WHAT NEEDS TO BE DONE
Lines containing "diagram" are to be counted. Give the number and nothing more.

DATA FOR THE TASK
---*---

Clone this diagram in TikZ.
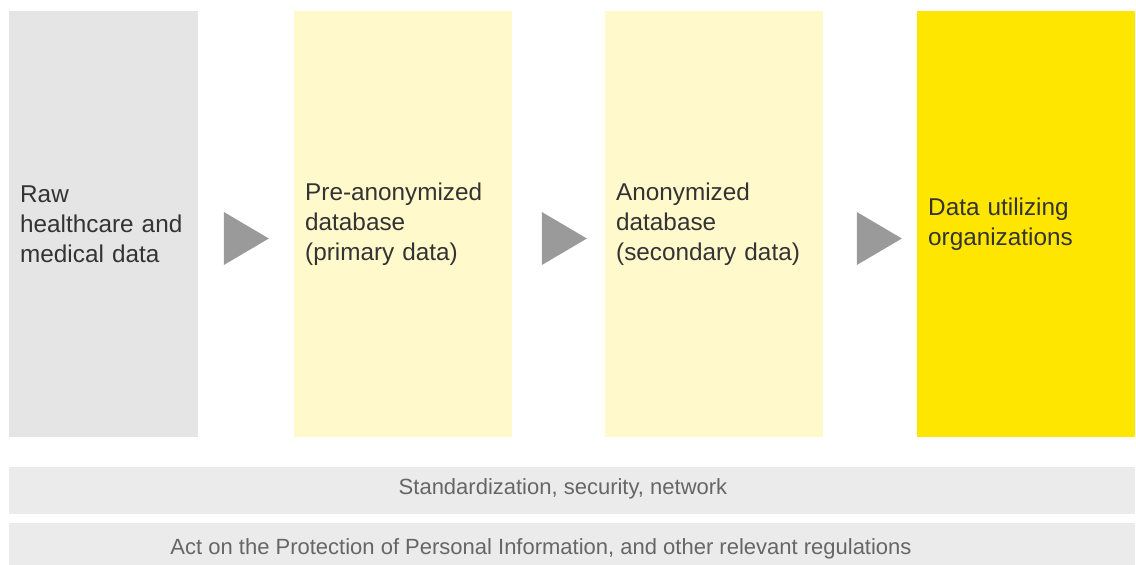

---*---

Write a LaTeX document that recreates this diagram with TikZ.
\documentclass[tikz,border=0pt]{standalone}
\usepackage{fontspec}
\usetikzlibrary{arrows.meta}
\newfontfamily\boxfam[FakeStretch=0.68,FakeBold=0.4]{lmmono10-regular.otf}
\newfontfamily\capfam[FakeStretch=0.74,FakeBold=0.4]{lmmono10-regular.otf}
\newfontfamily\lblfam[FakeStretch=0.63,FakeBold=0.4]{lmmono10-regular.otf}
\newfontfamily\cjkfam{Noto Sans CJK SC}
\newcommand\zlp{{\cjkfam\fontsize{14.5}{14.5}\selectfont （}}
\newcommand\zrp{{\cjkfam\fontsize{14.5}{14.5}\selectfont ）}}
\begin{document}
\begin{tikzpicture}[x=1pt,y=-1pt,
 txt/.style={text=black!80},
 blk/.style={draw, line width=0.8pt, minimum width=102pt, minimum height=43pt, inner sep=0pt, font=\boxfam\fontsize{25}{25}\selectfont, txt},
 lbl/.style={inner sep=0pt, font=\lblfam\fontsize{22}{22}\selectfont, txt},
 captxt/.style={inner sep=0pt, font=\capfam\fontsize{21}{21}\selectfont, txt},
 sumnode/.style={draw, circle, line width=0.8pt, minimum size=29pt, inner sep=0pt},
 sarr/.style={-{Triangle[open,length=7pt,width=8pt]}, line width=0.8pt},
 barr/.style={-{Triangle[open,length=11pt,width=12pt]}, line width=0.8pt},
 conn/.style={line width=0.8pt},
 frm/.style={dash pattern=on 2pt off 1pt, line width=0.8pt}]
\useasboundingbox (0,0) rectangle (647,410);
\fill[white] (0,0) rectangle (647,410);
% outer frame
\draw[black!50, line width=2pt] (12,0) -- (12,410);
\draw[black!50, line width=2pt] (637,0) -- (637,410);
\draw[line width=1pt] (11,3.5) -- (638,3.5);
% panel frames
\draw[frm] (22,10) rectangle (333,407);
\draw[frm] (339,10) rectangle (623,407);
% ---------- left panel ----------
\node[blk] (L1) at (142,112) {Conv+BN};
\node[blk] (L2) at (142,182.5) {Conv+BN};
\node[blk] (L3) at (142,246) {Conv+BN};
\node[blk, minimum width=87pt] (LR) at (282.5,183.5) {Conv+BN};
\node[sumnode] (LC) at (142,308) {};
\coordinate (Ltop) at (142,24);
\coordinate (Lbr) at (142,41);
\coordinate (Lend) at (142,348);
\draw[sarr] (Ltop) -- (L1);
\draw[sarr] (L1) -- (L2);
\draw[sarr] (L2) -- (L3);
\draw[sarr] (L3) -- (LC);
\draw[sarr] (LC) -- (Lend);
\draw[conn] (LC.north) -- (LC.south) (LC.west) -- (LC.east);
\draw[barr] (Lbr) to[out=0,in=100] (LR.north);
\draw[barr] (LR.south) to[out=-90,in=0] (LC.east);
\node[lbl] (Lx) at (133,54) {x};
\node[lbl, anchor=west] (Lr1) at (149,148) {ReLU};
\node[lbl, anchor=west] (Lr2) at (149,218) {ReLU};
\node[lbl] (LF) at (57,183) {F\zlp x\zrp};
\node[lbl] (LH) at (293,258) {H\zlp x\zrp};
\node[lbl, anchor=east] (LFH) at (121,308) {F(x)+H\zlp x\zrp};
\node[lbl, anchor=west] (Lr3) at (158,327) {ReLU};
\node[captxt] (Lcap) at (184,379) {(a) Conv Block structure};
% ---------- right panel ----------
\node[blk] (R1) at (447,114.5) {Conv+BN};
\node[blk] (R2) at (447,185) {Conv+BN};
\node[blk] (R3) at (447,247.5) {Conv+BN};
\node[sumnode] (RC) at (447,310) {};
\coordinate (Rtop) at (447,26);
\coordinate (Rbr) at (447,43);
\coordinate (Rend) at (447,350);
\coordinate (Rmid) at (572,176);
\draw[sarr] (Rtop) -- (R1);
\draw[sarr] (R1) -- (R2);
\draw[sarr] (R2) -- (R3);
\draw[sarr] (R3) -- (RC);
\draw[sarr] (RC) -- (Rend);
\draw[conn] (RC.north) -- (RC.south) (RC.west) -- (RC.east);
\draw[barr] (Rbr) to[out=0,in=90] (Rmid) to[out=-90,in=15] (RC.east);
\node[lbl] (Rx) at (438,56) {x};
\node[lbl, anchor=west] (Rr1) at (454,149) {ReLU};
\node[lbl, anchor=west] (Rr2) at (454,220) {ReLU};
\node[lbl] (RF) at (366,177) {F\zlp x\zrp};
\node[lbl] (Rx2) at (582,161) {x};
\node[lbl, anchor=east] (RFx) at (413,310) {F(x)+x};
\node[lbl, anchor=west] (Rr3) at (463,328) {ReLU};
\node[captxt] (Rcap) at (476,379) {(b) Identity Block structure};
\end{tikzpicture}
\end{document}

---*---

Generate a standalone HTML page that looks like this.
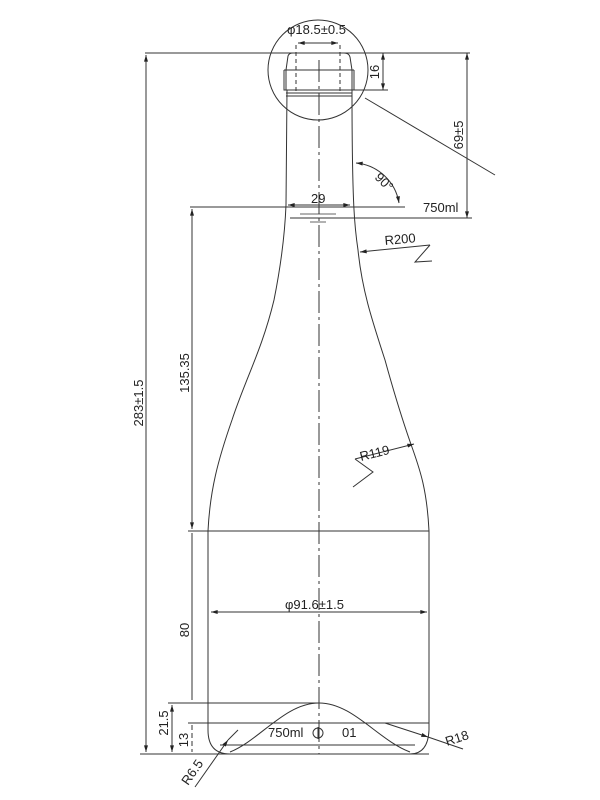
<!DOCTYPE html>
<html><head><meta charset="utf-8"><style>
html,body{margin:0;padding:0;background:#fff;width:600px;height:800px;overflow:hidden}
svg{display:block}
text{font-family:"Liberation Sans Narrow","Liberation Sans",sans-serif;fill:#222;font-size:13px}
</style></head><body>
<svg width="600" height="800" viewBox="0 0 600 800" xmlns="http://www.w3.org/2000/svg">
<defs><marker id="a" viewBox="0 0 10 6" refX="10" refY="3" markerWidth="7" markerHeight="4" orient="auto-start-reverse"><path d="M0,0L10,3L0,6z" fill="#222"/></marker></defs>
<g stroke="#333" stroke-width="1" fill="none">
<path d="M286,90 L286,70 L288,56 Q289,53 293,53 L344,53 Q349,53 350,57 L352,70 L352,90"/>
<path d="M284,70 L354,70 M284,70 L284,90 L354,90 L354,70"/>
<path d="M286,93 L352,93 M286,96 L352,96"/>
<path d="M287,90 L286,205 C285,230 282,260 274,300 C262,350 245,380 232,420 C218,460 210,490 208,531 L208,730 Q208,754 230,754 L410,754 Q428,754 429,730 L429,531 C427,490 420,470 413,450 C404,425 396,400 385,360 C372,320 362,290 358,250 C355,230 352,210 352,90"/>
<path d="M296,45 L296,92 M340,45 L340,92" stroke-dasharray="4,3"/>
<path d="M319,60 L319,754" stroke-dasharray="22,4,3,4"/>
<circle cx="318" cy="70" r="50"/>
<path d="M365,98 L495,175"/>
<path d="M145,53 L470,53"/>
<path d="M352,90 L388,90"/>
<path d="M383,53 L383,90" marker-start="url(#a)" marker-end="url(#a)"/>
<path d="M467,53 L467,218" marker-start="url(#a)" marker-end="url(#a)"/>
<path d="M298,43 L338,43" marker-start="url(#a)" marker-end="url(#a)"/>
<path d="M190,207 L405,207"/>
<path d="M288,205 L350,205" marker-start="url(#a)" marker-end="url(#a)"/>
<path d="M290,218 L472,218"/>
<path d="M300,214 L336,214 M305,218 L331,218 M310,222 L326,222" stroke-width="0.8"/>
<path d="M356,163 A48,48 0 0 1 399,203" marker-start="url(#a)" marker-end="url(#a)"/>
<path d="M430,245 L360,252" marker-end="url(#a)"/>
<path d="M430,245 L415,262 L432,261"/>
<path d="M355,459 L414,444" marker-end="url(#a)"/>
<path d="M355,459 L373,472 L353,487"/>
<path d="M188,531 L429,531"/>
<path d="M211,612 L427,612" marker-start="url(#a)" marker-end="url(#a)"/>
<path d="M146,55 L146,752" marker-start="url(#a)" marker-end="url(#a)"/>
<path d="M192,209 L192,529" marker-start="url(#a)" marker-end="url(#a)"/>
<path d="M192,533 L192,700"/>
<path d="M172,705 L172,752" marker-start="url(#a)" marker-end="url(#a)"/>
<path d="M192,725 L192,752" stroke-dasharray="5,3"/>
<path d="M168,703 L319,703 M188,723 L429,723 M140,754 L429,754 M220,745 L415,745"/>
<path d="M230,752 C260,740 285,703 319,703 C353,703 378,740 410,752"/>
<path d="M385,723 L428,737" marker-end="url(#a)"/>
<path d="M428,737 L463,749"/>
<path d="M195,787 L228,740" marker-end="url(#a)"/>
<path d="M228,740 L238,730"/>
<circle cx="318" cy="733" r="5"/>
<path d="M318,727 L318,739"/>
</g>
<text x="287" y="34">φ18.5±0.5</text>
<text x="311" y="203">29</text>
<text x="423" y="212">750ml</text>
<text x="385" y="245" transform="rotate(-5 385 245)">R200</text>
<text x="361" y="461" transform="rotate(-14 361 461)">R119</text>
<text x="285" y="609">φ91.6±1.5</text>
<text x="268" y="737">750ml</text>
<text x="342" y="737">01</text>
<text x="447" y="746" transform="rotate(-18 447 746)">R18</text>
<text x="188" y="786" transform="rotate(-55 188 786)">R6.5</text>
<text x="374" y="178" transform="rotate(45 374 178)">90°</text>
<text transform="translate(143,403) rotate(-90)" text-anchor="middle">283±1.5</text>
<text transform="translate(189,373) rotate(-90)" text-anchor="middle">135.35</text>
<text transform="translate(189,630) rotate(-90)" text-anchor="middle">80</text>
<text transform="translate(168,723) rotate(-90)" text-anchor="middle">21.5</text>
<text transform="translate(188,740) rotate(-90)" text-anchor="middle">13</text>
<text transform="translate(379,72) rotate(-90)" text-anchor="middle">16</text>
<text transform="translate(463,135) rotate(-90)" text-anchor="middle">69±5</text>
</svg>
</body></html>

---*---

RESPONSE
2